Aujourd'hui, ces groupes communautaires s'attaquent à l'embourgeoisement d'HoMa. Hélas, ils se trompent de cible.

Le problème d'Hochelaga, ce n'est pas la mixité sociale ni l'embourgeoisement, mais le cercle vicieux de la pauvreté et de la misère.

Ce n'est pas du tout la richesse qui gangrène le quartier, mais la détresse visible à l'oeil nu d'une partie de sa population.

Bien sûr, les défenseurs d'Hochelaga doivent revendiquer l'accès aux logements sociaux et aux loyers abordables. C'est tout à fait légitime de « mettre de la pression » sur les gouvernements ou de manifester contre la multiplication des condos.

Or, cette lutte-là passe complètement sous le radar de graves problèmes du quartier. Comme la prostitution galopante, la toxicomanie croissante, la dépendance à l'aide sociale, le décrochage scolaire. Selon un profil sociodémographique de l'arrondissement de Mercier-Hochelaga-Maisonneuve, réalisé en 2011, seulement 49 % de sa population est titulaire d'un diplôme d'études supérieures ; chez les 15-24 ans, 36 % n'ont aucun diplôme ou certificat scolaire. Inquiétant.

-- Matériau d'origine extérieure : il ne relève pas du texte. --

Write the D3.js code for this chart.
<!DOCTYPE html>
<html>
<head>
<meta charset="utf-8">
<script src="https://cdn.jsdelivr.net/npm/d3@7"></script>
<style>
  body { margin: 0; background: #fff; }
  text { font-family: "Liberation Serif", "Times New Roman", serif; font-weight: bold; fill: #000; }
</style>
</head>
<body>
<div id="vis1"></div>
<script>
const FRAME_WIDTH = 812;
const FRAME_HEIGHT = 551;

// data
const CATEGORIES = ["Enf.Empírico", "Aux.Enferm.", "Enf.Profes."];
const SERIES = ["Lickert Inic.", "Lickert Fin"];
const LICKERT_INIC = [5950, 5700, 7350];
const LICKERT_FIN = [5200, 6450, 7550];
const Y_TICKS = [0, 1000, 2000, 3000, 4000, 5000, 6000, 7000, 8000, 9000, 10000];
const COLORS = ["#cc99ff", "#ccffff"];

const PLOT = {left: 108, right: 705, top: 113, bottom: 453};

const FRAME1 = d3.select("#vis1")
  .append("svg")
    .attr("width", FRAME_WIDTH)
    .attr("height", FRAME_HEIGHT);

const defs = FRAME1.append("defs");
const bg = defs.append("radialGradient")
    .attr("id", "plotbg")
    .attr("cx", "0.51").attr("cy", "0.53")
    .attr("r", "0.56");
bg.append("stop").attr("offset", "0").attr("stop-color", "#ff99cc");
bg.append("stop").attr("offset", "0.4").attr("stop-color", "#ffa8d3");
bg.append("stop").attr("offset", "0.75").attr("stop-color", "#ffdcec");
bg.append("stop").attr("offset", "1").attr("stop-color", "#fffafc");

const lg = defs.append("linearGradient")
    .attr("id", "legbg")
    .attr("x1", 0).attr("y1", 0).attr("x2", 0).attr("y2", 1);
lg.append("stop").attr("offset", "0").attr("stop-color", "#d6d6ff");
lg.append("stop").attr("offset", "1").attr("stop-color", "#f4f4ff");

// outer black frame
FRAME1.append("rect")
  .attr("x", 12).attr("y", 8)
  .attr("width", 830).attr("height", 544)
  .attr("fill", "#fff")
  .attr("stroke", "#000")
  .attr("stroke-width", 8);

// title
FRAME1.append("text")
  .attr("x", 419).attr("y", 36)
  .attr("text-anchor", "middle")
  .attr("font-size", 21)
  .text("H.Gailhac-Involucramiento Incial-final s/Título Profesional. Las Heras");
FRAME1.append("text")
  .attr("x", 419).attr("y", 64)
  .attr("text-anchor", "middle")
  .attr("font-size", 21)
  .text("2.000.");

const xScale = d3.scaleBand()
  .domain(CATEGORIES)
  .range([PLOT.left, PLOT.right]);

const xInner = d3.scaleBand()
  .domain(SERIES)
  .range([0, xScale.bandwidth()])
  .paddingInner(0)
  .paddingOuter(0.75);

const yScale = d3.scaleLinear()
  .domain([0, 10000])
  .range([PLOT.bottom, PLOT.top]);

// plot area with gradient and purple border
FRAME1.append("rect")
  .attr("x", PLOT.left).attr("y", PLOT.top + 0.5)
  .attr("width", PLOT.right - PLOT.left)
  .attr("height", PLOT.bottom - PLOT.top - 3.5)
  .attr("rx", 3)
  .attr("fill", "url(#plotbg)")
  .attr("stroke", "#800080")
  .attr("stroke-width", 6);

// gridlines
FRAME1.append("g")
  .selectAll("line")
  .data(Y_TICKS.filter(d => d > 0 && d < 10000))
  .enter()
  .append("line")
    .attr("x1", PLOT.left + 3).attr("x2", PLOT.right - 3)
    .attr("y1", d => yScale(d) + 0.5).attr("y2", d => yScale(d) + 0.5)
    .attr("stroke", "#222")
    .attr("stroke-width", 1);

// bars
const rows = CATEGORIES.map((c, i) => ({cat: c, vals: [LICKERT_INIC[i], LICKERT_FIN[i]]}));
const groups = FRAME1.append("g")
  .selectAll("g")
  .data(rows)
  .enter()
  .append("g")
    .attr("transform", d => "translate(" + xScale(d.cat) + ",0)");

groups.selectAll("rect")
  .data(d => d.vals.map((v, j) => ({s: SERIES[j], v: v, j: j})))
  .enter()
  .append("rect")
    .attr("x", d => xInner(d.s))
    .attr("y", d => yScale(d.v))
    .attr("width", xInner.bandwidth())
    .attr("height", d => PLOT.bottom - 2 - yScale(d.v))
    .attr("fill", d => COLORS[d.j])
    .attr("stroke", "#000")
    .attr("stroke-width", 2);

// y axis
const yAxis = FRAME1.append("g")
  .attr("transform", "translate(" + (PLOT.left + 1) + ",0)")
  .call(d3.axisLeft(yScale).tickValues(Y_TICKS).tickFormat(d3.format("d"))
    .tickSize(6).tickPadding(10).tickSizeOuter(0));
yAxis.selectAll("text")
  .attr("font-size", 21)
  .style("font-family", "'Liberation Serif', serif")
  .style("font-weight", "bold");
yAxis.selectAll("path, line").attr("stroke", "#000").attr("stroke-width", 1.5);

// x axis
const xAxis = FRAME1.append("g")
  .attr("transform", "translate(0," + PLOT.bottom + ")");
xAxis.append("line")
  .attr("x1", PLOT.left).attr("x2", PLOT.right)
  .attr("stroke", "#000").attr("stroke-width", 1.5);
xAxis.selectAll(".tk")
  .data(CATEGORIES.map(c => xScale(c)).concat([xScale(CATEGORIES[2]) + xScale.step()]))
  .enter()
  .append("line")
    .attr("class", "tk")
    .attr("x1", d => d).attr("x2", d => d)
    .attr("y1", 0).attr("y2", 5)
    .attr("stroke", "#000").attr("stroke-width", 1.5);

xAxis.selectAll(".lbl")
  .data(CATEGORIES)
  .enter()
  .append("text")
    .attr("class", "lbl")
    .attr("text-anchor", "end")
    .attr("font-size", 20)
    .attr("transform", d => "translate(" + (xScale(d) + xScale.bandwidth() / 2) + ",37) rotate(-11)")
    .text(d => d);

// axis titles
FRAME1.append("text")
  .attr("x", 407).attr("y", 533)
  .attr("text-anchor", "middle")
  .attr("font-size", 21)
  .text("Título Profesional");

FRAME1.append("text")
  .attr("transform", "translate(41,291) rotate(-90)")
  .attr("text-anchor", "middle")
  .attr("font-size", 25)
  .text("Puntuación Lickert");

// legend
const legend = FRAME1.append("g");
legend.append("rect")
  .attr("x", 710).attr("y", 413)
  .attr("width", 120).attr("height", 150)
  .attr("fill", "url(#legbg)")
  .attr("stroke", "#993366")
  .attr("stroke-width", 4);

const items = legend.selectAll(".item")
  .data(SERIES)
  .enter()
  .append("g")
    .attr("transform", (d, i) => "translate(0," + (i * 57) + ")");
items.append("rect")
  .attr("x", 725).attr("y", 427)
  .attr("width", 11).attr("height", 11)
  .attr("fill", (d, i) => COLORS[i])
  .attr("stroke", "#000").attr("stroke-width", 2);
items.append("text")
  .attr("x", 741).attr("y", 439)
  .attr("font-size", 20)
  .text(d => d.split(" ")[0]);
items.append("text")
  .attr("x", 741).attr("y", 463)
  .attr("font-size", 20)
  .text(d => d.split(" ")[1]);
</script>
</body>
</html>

Or, ce n'est pas en dénonçant les condos, les épiceries bios ou les boutiques artisanales qu'on va améliorer la qualité de vie du quartier. D'ailleurs, pourquoi ces militants anarchistes visent-ils les petits commerces indépendants et jamais les grandes chaînes de restauration rapide ? Pourquoi s'en prennent-ils aux fromageries, mais tolèrent-ils les crack houses et les piqueries qui ont pignon sur (presque) chaque rue d'Hochelaga ?

C'est beau de scander « À bas les condos ! », mais on aimerait aussi entendre des voix populaires s'élever contre le proxénétisme qui tue à petit feu des femmes vulnérables dans la zone rouge d'HoMa. Une dérive humaine plus problématique qu'un jeune couple qui achète sa première (co)propriété rue Dézéry.

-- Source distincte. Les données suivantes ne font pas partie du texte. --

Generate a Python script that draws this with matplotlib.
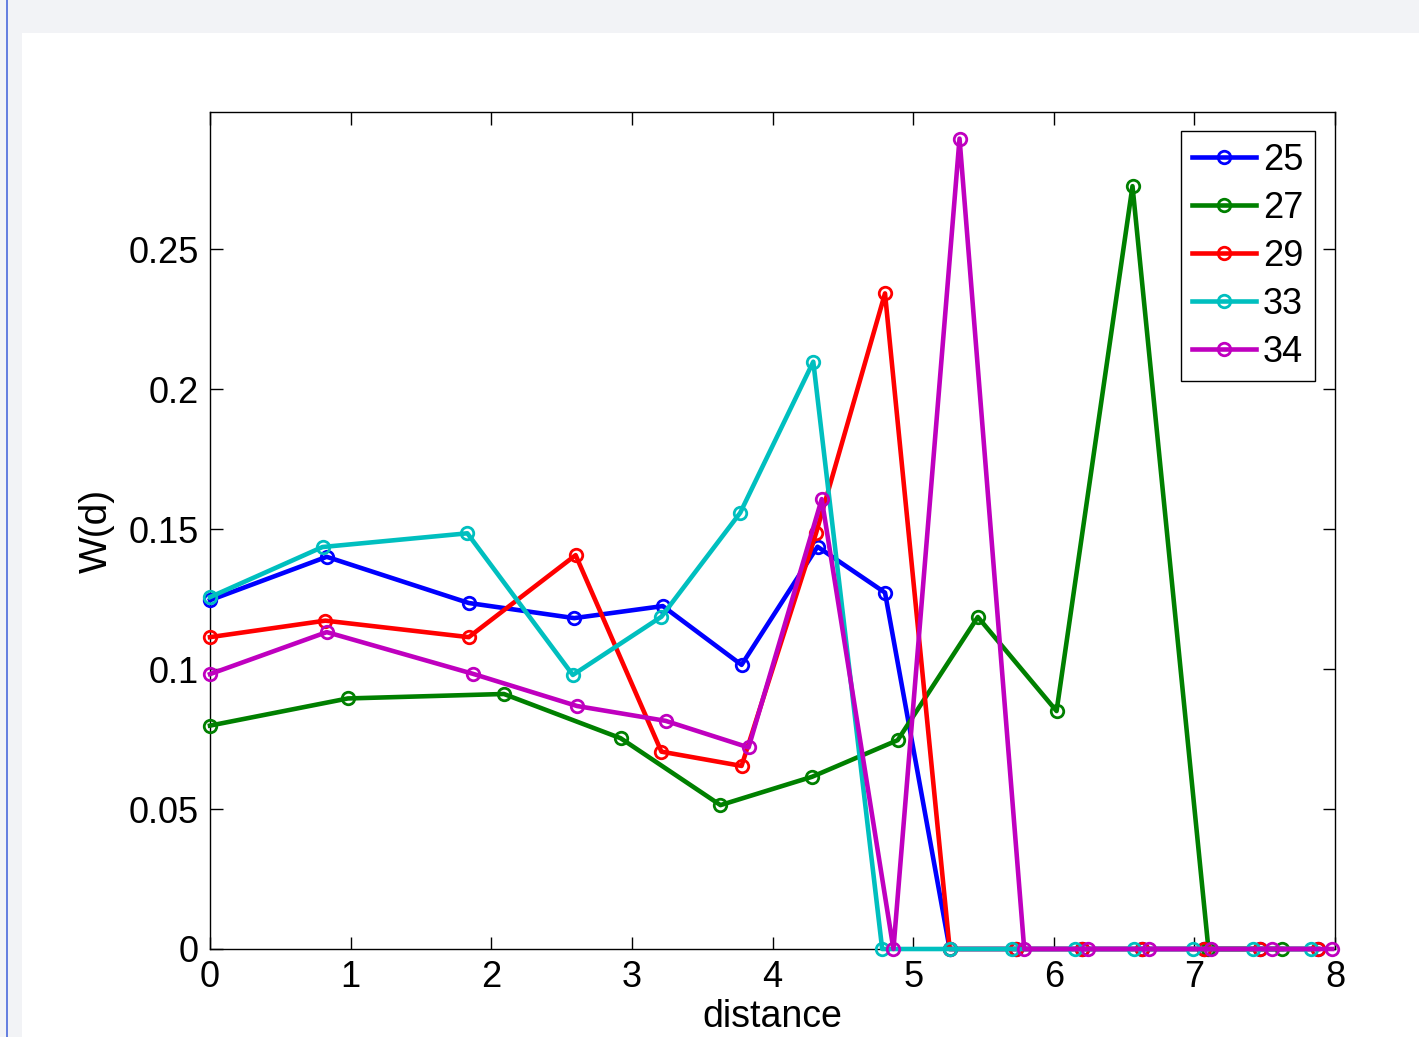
import matplotlib.pyplot as plt
from matplotlib.patches import Rectangle

# distance bins / W(d) values per group
labels = ['25', '27', '29', '33', '34']

x_25 = [0, 0.83, 1.84, 2.59, 3.22, 3.78, 4.32, 4.80, 5.26, 5.73, 6.20, 6.63, 7.07, 7.47, 7.88]
w_25 = [0.1246, 0.1401, 0.1236, 0.1182, 0.1225, 0.1015, 0.1437, 0.1273, 0, 0, 0, 0, 0, 0, 0]

x_27 = [0, 0.98, 2.09, 2.92, 3.63, 4.28, 4.89, 5.46, 6.02, 6.56, 7.10, 7.62]
w_27 = [0.0798, 0.0895, 0.0911, 0.0753, 0.0514, 0.0615, 0.0746, 0.1186, 0.0850, 0.2725, 0, 0]

x_29 = [0, 0.82, 1.84, 2.60, 3.21, 3.78, 4.31, 4.80, 5.26, 5.73, 6.20, 6.63, 7.07, 7.47, 7.88]
w_29 = [0.1114, 0.1173, 0.1114, 0.1407, 0.0705, 0.0654, 0.1486, 0.2342, 0, 0, 0, 0, 0, 0, 0]

x_33 = [0, 0.80, 1.83, 2.58, 3.21, 3.77, 4.29, 4.78, 5.26, 5.70, 6.15, 6.57, 6.99, 7.42, 7.83]
w_33 = [0.1257, 0.1436, 0.1485, 0.0979, 0.1187, 0.1558, 0.2098, 0, 0, 0, 0, 0, 0, 0, 0]

x_34 = [0, 0.83, 1.87, 2.61, 3.24, 3.83, 4.35, 4.86, 5.33, 5.79, 6.24, 6.68, 7.12, 7.55, 7.98]
w_34 = [0.0982, 0.1132, 0.0983, 0.0868, 0.0815, 0.0720, 0.1607, 0, 0.2895, 0, 0, 0, 0, 0, 0]

colors = ['#0000ff', '#008000', '#ff0000', '#00bfbf', '#bf00bf']
xs = [x_25, x_27, x_29, x_33, x_34]
ws = [w_25, w_27, w_29, w_33, w_34]

plt.rcParams['font.family'] = ['Liberation Sans', 'DejaVu Sans']

fig = plt.figure(figsize=(14.19, 10.37), dpi=100)
fig.patch.set_facecolor('white')

# window frame bits around the plot
fig.patches.append(Rectangle((0, 1 - 33 / 1037), 1, 33 / 1037, transform=fig.transFigure,
                             facecolor='#f2f3f6', edgecolor='none', zorder=0))
fig.patches.append(Rectangle((0, 0), 22 / 1419, 1, transform=fig.transFigure,
                             facecolor='#f2f3f6', edgecolor='none', zorder=0))
fig.patches.append(Rectangle((5.5 / 1419, 0), 2.5 / 1419, 1, transform=fig.transFigure,
                             facecolor='#6680e0', edgecolor='none', zorder=1))

ax = fig.add_axes([210 / 1419, 88 / 1037, 1125 / 1419, 837 / 1037])

for i in range(len(labels)):
    ax.plot(xs[i], ws[i], '-o', color=colors[i], lw=3.3, ms=9, mew=2,
            mfc='none', label=labels[i], clip_on=False, zorder=3 + i)

ax.set_xlim(0, 8)
ax.set_ylim(0, 0.299)
ax.set_xticks(range(0, 9))
ax.set_yticks([0, 0.05, 0.1, 0.15, 0.2, 0.25])
ax.set_yticklabels(['0', '0.05', '0.1', '0.15', '0.2', '0.25'])
ax.tick_params(direction='in', length=9, width=1, labelsize=26, top=True, right=True, pad=8)
for s in ax.spines.values():
    s.set_linewidth(1)

ax.set_xlabel('distance', fontsize=27, labelpad=3)
ax.set_ylabel('W(d)', fontsize=28, labelpad=10)

leg = ax.legend(loc='upper right', bbox_to_anchor=(0.982, 0.977), borderaxespad=0,
                fontsize=26, numpoints=1, handlelength=1.75, handletextpad=0.2,
                labelspacing=0.36, borderpad=0.32, fancybox=False, framealpha=1,
                edgecolor='black')
leg.get_frame().set_linewidth(1)

fig.savefig('out.png', dpi=100)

La mixité sociale n'est pas seulement incontournable : elle est souhaitable pour la qualité de vie d'un quartier. Sinon, ce dernier se transforme en ghetto.

Regardez ce que sont devenus les house projects aux États-Unis et les HLM des banlieues en France.

Dans notre dossier sur Hochelaga-Maisonneuve, la députée de la circonscription, Carole Poirier, dit s'ennuyer du temps où les familles se réunissaient autour de la table de cuisine pour couper des légumes ! Désolé, madame la députée, votre nostalgie ne règlera aucunement la détresse physique, morale et économique des plus démunis.

Le meilleur exemple du nouveau Hochelaga, loin de la cuisine familiale, c'est la place Valois. Cet épicentre de « l'embourgeoisement » est devenu un espace ouvert et rassembleur pour TOUS les citoyens. Et sa boulangerie y vend des baguettes pratiquement au même prix que le pain Weston du dépanneur qui fait crédit aux familles endettées.

Par-delà la grogne populaire, pour aider Hochelaga, il faut redonner une fierté à ses habitants. Peu importe leur statut social.